“We are immensely proud of Ed Collyer, who was awarded the Terry Furlong award for newcomer to research. He was one of BGU’s very finest PGCE English trainees and has thrived in the classroom since qualifying back in 2018. I have been happy to co-publish with him on several papers and thoroughly enjoy being his PhD supervisor as he investigates English Teacher Identity and how this evolves through the PGCE and ECT years. He richly deserves this award, and we are delighted that he has received this recognition.

For me, the Joan Goody Award for Diversity and Inclusion brings together the two elements of my professional life. On one hand, as the subject lead for the English secondary PGCE I work with English teachers and within subject English education. On the other, my research interest is to investigate and articulate the lived experience of autistic people to support the development of more effective educational support for autistic students, at whatever level. The real joy for me is where these two interests overlap.
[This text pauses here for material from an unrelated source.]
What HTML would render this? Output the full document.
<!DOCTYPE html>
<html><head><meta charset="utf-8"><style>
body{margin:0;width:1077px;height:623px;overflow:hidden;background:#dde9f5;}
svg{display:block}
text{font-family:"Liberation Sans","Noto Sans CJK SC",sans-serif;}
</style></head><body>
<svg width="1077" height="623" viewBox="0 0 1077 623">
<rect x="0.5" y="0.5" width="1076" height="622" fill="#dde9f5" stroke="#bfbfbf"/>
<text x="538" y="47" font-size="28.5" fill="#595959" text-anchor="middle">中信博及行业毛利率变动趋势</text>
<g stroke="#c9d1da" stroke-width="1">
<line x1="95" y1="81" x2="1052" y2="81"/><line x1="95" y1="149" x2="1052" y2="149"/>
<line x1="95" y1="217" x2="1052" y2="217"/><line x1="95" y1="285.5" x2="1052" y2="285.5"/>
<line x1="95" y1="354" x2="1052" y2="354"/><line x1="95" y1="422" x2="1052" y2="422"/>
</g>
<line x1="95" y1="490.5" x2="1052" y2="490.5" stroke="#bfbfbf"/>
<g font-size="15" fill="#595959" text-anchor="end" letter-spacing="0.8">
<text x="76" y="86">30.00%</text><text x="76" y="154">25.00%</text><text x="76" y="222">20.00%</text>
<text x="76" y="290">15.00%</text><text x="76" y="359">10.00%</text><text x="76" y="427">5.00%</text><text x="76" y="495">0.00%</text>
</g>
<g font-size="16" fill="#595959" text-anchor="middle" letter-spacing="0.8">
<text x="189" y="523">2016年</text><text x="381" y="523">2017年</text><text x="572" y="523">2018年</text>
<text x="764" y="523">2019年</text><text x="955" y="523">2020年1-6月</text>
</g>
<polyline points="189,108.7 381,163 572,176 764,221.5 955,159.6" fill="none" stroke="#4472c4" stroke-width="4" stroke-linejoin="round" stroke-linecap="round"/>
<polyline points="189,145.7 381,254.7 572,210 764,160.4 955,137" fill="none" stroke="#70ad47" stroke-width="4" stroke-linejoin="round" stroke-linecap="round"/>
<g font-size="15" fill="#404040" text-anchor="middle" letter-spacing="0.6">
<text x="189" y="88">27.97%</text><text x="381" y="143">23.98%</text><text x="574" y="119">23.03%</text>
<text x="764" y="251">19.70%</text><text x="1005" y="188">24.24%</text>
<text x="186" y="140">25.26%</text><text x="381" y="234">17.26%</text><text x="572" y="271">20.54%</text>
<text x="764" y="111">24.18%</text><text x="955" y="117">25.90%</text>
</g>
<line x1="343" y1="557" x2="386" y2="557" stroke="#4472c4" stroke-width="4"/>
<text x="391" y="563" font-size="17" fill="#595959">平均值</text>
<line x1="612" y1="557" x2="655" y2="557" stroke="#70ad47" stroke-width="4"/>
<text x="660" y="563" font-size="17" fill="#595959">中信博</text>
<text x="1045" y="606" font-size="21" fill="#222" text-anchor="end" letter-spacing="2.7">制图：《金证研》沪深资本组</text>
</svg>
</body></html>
I have been privileged to collaborate with autistic English teachers and trainee teachers, and it is a constant delight to appreciate the originality of approach and unusual perspective that this can bring. I also relish the use of the vehicles of our subject, for example shared reading of literature, creative writing and exploration of metaphor and figurative language, to explore autistic lived experience and have enjoyed developing what is an innovative approach in autistic research using these methodologies.

Throughout, NATE has been in the background supporting, encouraging, and reassuring me that our subject is so much more than a mere set of GCSE criteria. Rather, English is the fundamental core of all our endeavours in exploration, articulation, and communication; I am proud to have been given this award and hope that I will justify NATE’s faith in me with my continued work in this field for many years to come.”